Booker has been working with found and recycled tires since the early '90s. I don't believe that she does all this work herself because there is so much to it. (Note: this is not a comment on her gender but rather on the extreme amount of detail and the physicality involved.)




Just look at all these cuts in the thick rubber that give the piece its featheriness.




Then see how many scews are driven into the rubber to hold it to the unseen wooden armature.




This is Booker's second piece at the DeCordova, "The Conversationalist," 1997, rubber tires, wood, 20' x 21' x 12', Lent by the Artist, Courtesy Marlborough Gallery, New York, NY.  This is my photo.

Here's what the DeCordova site says about this work:

"Like an actual conversation, this piece physically represents a gradual building of elements that climax at a point of tension or harmony. The many angles of this sculpture create negative spaces that represent opposing arguments and varying opinions. Beginning with conflict and disagreement at its base, the form labors to break free of emotional constraints as it pushes towards the sky and comes to a realization. While independently complex, the two segments that define the overall layout of the sculpture arrive at a final point of accord at the apex.

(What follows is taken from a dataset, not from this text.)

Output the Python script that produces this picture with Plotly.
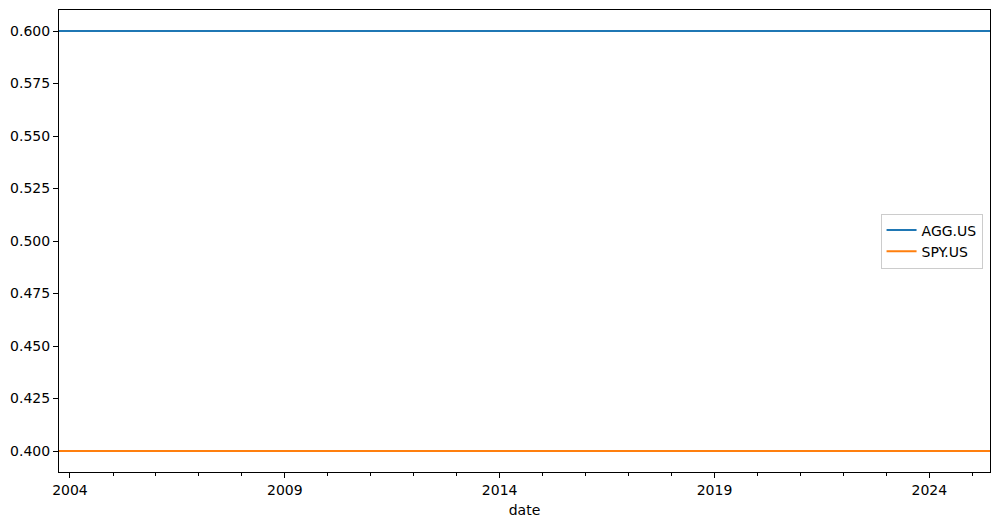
import pandas as pd
import plotly.graph_objects as go

# Monthly observations (month-end), Sep 2003 - May 2025
dates = pd.date_range("2003-09-30", "2025-05-31", freq="ME")
n = len(dates)
agg_weight = [0.6] * n
spy_weight = [0.4] * n
series_names = ["AGG.US", "SPY.US"]
colors = ["#1f77b4", "#ff7f0e"]

year_ticks = ["2004-01-01", "2009-01-01", "2014-01-01", "2019-01-01", "2024-01-01"]
year_labels = ["2004", "2009", "2014", "2019", "2024"]
y_ticks = [0.400, 0.425, 0.450, 0.475, 0.500, 0.525, 0.550, 0.575, 0.600]

fig = go.Figure()
for name, vals, c in zip(series_names, [agg_weight, spy_weight], colors):
    fig.add_trace(go.Scatter(x=dates, y=vals, mode="lines", name=name,
                             line=dict(color=c, width=2)))

font = dict(family="DejaVu Sans", size=14, color="black")
fig.update_layout(
    width=999, height=525,
    margin=dict(l=59, r=9, t=10, b=53),
    paper_bgcolor="white", plot_bgcolor="white",
    font=font,
    showlegend=True,
    legend=dict(x=0.992, y=0.5, xanchor="right", yanchor="middle",
                bgcolor="rgba(255,255,255,0.8)", bordercolor="#cccccc", borderwidth=1,
                font=dict(family="DejaVu Sans", size=14, color="black"), tracegroupgap=0),
    xaxis=dict(
        title=dict(text="date", standoff=8, font=font),
        range=[dates[0], dates[-1]],
        tickvals=year_ticks, ticktext=year_labels,
        ticks="outside", ticklen=5, tickwidth=1, tickcolor="black",
        minor=dict(ticks="outside", ticklen=3, tickcolor="black", dtick="M12", tick0="2004-01-01"),
        showline=True, linecolor="black", linewidth=1, mirror=True,
        showgrid=False, zeroline=False, automargin=False,
    ),
    yaxis=dict(
        range=[0.39, 0.61],
        tickvals=y_ticks, tickformat=".3f",
        ticks="outside", ticklen=5, tickwidth=1, tickcolor="black",
        showline=True, linecolor="black", linewidth=1, mirror=True,
        showgrid=False, zeroline=False, automargin=False,
    ),
)
fig.write_html("out.html", config={"displayModeBar": False},
               post_script="document.body.style.margin='0';")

"Symbolically, Booker's sculptural "conversation" explores the potential for unity and understanding that would ideally originate from conversations between those of different beliefs and values. Booker believes that "art is a storytelling, but the story is open, fluid, mysterious." The artist seeks to encourage viewers to contribute to the story and challenges them to defend their principles and ideals while maintaining an open mind towards shades of difference."







View from the side with one of Jim Dine's hearts in the background.

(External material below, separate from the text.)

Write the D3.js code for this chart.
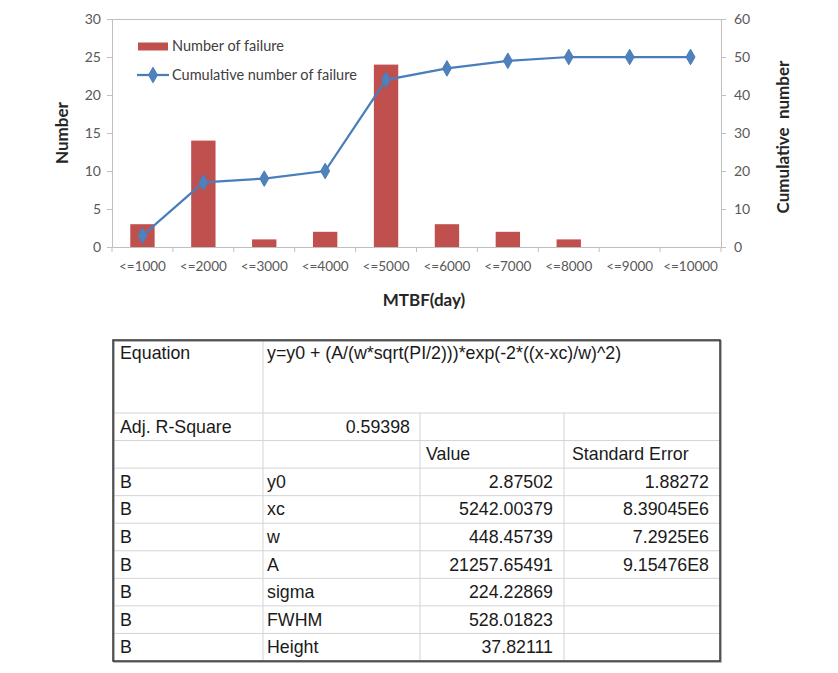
<!DOCTYPE html>
<html>
<head>
<meta charset="utf-8">
<script src="https://cdn.jsdelivr.net/npm/d3@7"></script>
<style>
  body { margin: 0; background: #fff; }
  svg { display: block; }
</style>
</head>
<body>
<svg id="chart" width="838" height="673"></svg>
<script>
// chart data
const categories = ["<=1000", "<=2000", "<=3000", "<=4000", "<=5000", "<=6000", "<=7000", "<=8000", "<=9000", "<=10000"];
const failures = [3, 14, 1, 2, 24, 3, 2, 1, 0, 0];
const cumulative = [3, 17, 18, 20, 44, 47, 49, 50, 50, 50];
const leftTicks = [0, 5, 10, 15, 20, 25, 30];
const rightTicks = [0, 10, 20, 30, 40, 50, 60];

// fit table data
const equationRow = ["Equation", "y=y0 + (A/(w*sqrt(PI/2)))*exp(-2*((x-xc)/w)^2)"];
const adjRow = ["Adj. R-Square", "0.59398", "", ""];
const headerRow = ["", "", "Value", "Standard Error"];
const paramNames = ["y0", "xc", "w", "A", "sigma", "FWHM", "Height"];
const paramValues = ["2.87502", "5242.00379", "448.45739", "21257.65491", "224.22869", "528.01823", "37.82111"];
const paramErrors = ["1.88272", "8.39045E6", "7.2925E6", "9.15476E8", "", "", ""];

document.addEventListener("DOMContentLoaded", function() {
    const svg = d3.select("#chart");
    drawChart(svg);
    drawTable(svg);

    function drawChart(svg) {
        const left = 112, right = 721, top = 19, bottom = 247;
        const axisColor = "#bfbfbf";
        const textColor = "#595959";

        const x = d3.scaleBand().domain(categories).range([left, right]);
        const yLeft = d3.scaleLinear().domain([0, 30]).range([bottom, top]);
        const yRight = d3.scaleLinear().domain([0, 60]).range([bottom, top]);

        const g = svg.append("g");

        // plot frame top line
        g.append("line")
            .attr("x1", left).attr("x2", right)
            .attr("y1", top + 0.5).attr("y2", top + 0.5)
            .attr("stroke", axisColor);

        // left axis
        const la = g.append("g")
            .attr("transform", "translate(" + left + ",0)")
            .call(d3.axisLeft(yLeft).tickValues(leftTicks).tickSize(5).tickPadding(6));
        // right axis
        const ra = g.append("g")
            .attr("transform", "translate(" + right + ",0)")
            .call(d3.axisRight(yRight).tickValues(rightTicks).tickSize(5).tickPadding(8));
        // bottom axis, ticks between categories
        const ba = g.append("g")
            .attr("transform", "translate(0," + bottom + ")")
            .call(d3.axisBottom(x).tickSize(0).tickPadding(14));
        ba.selectAll(".sep")
            .data(d3.range(categories.length + 1))
            .enter().append("line")
            .attr("class", "sep")
            .attr("x1", i => left + i * x.step()).attr("x2", i => left + i * x.step())
            .attr("y1", 0).attr("y2", 5)
            .attr("stroke", axisColor);

        [la, ra, ba].forEach(a => {
            a.select(".domain").attr("stroke", axisColor);
            a.selectAll(".tick line").attr("stroke", axisColor);
            a.selectAll("text")
                .attr("fill", textColor)
                .style("font-family", "Lato, 'Open Sans', sans-serif")
                .style("font-size", "14px");
        });
        ba.selectAll("text").style("font-size", "13.5px");

        // bars
        const barW = x.bandwidth() * 0.4;
        g.selectAll(".bar")
            .data(failures)
            .enter().append("rect")
            .attr("class", "bar")
            .attr("x", (d, i) => x(categories[i]) + (x.bandwidth() - barW) / 2)
            .attr("y", d => yLeft(d))
            .attr("width", barW)
            .attr("height", d => bottom - yLeft(d))
            .attr("fill", "#c0504d");

        // cumulative line
        const line = d3.line()
            .x((d, i) => x(categories[i]) + x.bandwidth() / 2)
            .y(d => yRight(d));
        g.append("path")
            .datum(cumulative)
            .attr("d", line)
            .attr("fill", "none")
            .attr("stroke", "#4a7ebb")
            .attr("stroke-width", 2.25);

        const diamond = d3.symbol().type(d3.symbolDiamond).size(70);
        g.selectAll(".pt")
            .data(cumulative)
            .enter().append("path")
            .attr("class", "pt")
            .attr("d", diamond)
            .attr("transform", (d, i) => "translate(" + (x(categories[i]) + x.bandwidth() / 2) + "," + yRight(d) + ")")
            .attr("fill", "#4f81bd")
            .attr("stroke", "#4a7ebb");

        // legend
        const lg = g.append("g").style("font-family", "Lato, 'Open Sans', sans-serif").style("font-size", "14.5px");
        lg.append("rect").attr("x", 138).attr("y", 42.5).attr("width", 30).attr("height", 8).attr("fill", "#c0504d");
        lg.append("text").attr("x", 172).attr("y", 51).attr("fill", "#404040").text("Number of failure");
        lg.append("line").attr("x1", 137).attr("x2", 169).attr("y1", 75).attr("y2", 75)
            .attr("stroke", "#4a7ebb").attr("stroke-width", 2.25);
        lg.append("path").attr("d", diamond).attr("transform", "translate(153,75)")
            .attr("fill", "#4f81bd").attr("stroke", "#4a7ebb");
        lg.append("text").attr("x", 172).attr("y", 80).attr("fill", "#404040").text("Cumulative number of failure");

        // axis titles
        const titleFont = "Lato, 'Open Sans', sans-serif";
        g.append("text")
            .attr("transform", "translate(68," + ((top + bottom) / 2) + ") rotate(-90)")
            .attr("text-anchor", "middle")
            .style("font-family", titleFont).style("font-size", "17px").style("font-weight", "bold")
            .attr("fill", "#262626")
            .text("Number");
        g.append("text")
            .attr("transform", "translate(789,137) rotate(-90)")
            .attr("text-anchor", "middle")
            .style("font-family", titleFont).style("font-size", "17px").style("font-weight", "bold")
            .style("white-space", "pre")
            .attr("fill", "#262626")
            .text("Cumulative  number");
        g.append("text")
            .attr("x", 424).attr("y", 306)
            .attr("text-anchor", "middle")
            .style("font-family", titleFont).style("font-size", "17px").style("font-weight", "bold")
            .attr("fill", "#262626")
            .text("MTBF(day)");
    }

    function drawTable(svg) {
        const cols = [113, 263, 420, 564, 720];
        const top = 340, eqBottom = 413, bottom = 661;
        const rowH = (bottom - eqBottom) / 9;
        const gridColor = "#d4d4d4";
        const font = "Arial, 'Liberation Sans', sans-serif";

        const t = svg.append("g")
            .style("font-family", font)
            .style("font-size", "17.8px")
            .attr("fill", "#1a1a1a");

        // rows below the equation row
        const rows = [adjRow, headerRow];
        paramNames.forEach((n, i) => rows.push(["B", n, paramValues[i], paramErrors[i]]));

        // horizontal grid lines
        t.selectAll(".hl")
            .data(d3.range(0, 9))
            .enter().append("line")
            .attr("x1", cols[0]).attr("x2", cols[4])
            .attr("y1", i => eqBottom + i * rowH).attr("y2", i => eqBottom + i * rowH)
            .attr("stroke", gridColor);
        // vertical grid lines
        t.append("line").attr("x1", cols[1]).attr("x2", cols[1]).attr("y1", top).attr("y2", bottom).attr("stroke", gridColor);
        [cols[2], cols[3]].forEach(cx => {
            t.append("line").attr("x1", cx).attr("x2", cx).attr("y1", eqBottom).attr("y2", bottom).attr("stroke", gridColor);
        });

        // outer border with slight shadow
        t.append("rect")
            .attr("x", cols[0] + 1).attr("y", top + 1)
            .attr("width", cols[4] - cols[0]).attr("height", bottom - top)
            .attr("fill", "none").attr("stroke", "#9a9a9a").attr("stroke-width", 1.5);
        t.append("rect")
            .attr("x", cols[0]).attr("y", top)
            .attr("width", cols[4] - cols[0]).attr("height", bottom - top)
            .attr("fill", "none").attr("stroke", "#333").attr("stroke-width", 1.5);

        // equation row
        t.append("text").attr("x", cols[0] + 7).attr("y", top + 19).text(equationRow[0]);
        t.append("text").attr("x", cols[1] + 4).attr("y", top + 19).text(equationRow[1]);

        // remaining rows
        rows.forEach((r, i) => {
            const y = eqBottom + i * rowH + rowH / 2 + 6;
            t.append("text").attr("x", cols[0] + 7).attr("y", y).text(r[0]);
            if (i === 0) {
                t.append("text").attr("x", cols[2] - 10).attr("y", y).attr("text-anchor", "end").text(r[1]);
            } else {
                t.append("text").attr("x", cols[1] + 4).attr("y", y).text(r[1]);
            }
            if (i === 1) {
                t.append("text").attr("x", cols[2] + 6).attr("y", y).text(r[2]);
                t.append("text").attr("x", cols[3] + 8).attr("y", y).text(r[3]);
            } else {
                t.append("text").attr("x", cols[3] - 11).attr("y", y).attr("text-anchor", "end").text(r[2]);
                t.append("text").attr("x", cols[4] - 11).attr("y", y).attr("text-anchor", "end").text(r[3]);
            }
        });
    }
});
</script>
</body>
</html>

This view reminds me of Stonehenge.





One of my extreme closeup shots showing the enormous number of screws and slices of tires it took to build the form.



Looking through "The Conversationalist" toward "No More Milk and Cookies."


I have to say that when I read the statements about these works, it was evident that Booker's undergraduate degree in sociology reflects her ongoing interest in human interactions. Amazing that she uses these cast-off relics of the highway to discourse about concepts instead of physical entities. 

Having used rubber in my own work recently (although very lightweight and malleable rubber), I can appreciate Booker's ability to transform it into another substance. Her forms are graceful and dignified and the positive and negative spaces work well in the landscape.


Making a Memory
Booker makes a practice of  sculpting her own appearance to be dramatically distinct and memorable as Louise Nevelson did. However, where Louise N. was notable for her huge false eyelashes and haute couture costumes, Chakaia B. actually creates sculptural forms that she wears - notably huge headdresses of fabric and yarn. Creating and inventing clothing was an early form of art making for Booker and one on which she continues to elaborate.



Louise Nevelson in one of her distinctive outfits.





Chakaia Booker wearing a headdress and sculpted costume, posing with sculptures.


The DeCordova Museum is presenting a major exhibition of Chakaia Booker's work later this year, installed both inside and outside the Museum. With a working title of Chakaia Booker: Inside and Outside, the show will run from May 15 – August 29, 2010. It is being organized by Nick Capasso, Senior Curator, and will have a full-color catalog. Here is his statement about the show: Chakaia Booker is one of America’s pre-eminent African-American contemporary sculptors. Her work in steel surfaced with cut and re-assembled auto and truck tires reconsiders the tradition of Modernist abstract sculpture in 21st-century contexts of black culture, identity, gender, and ecology. This exhibition will be the first to present a large selection of her work both indoors and outdoors. 

5 comments:

Terry Jarrard-Dimond said...

These are amazing structures! What a unique expression and I loved the photograph of Louise.

J. Nodine said...

Nancy
I enjoyed seeing these and reading about your experience viewing them. I have been fascinated with Booker's work would love to get support to have her work with students here to do a permanent installation on campus. These are powerful and as an artist and observer I am drawn to the use of ties to create very engaging work.
Thanks for the post.
Jane

Lynette Haggard said...

Good idea to get some museum shots, Nancy! Yes I think we agree about the biennial.
The tires have some similar qualities and texture to some of the new work you're doing! Great photos of the artists, too.
Plus, thanks for mentoring me on how the heck to blog.
Lynette

Morgan Alsbrook said...

I am very happy to have found your site. It's nice to have something other than the Globe to provide information to out-of-towners. I especially enjoyed your closeups which give detail on how work is constructed.

Dona Mara said...

Beautiful work and exciting to see the re purposed tires used in such a creative way.